Overall The Sil has an anti-Feanorian bias (being, one could speculate, due to the fact that Bilbo, the principal compiler of the Red Book, used sources of information, both living & written, that he found in Rivendell). So, the Feanoreans look bad in the Legends.
Take Celegorm & Curufin's attack on Beren & Luthien - who wrote that is important because the writer attributes various motives to C&C which may or may not have been true.

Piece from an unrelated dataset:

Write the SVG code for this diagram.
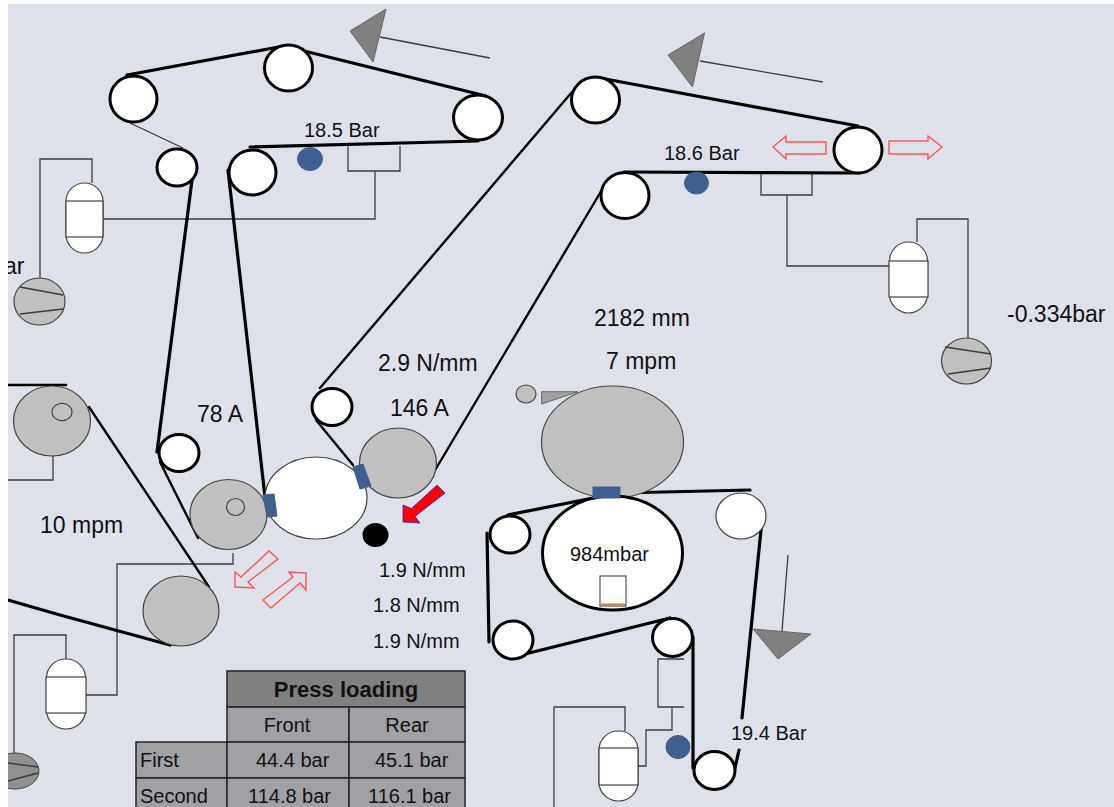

Or take Feanor. Was Feanor's story written as 'journalism' or as 'tragedy'? If
SpM is correct that a characters moral/psychological strengths & weaknesses play a part in how we judge their innate 'power' (& thus where they belong in the hierarchy) then we have to ask 'Who's writing the report? Are they dependable - have they recieved full psychoanalytical training? Or we're they producing a work of moral didacticism, which may have little relation to actual events?'
One final point - if the Elves (as stated in Ainulindale) are bound by the Music as by Fate, then can we consider any of their actions to be 'courageous'? Wouldn't they only be able to follow the 'program'? Also, wouldn't it take greater courage for Men (who have no idea of their post-mortem state - or indeed whether they have any) to lay down their lives than for Elves (who know exactly what will happen to them) to do so?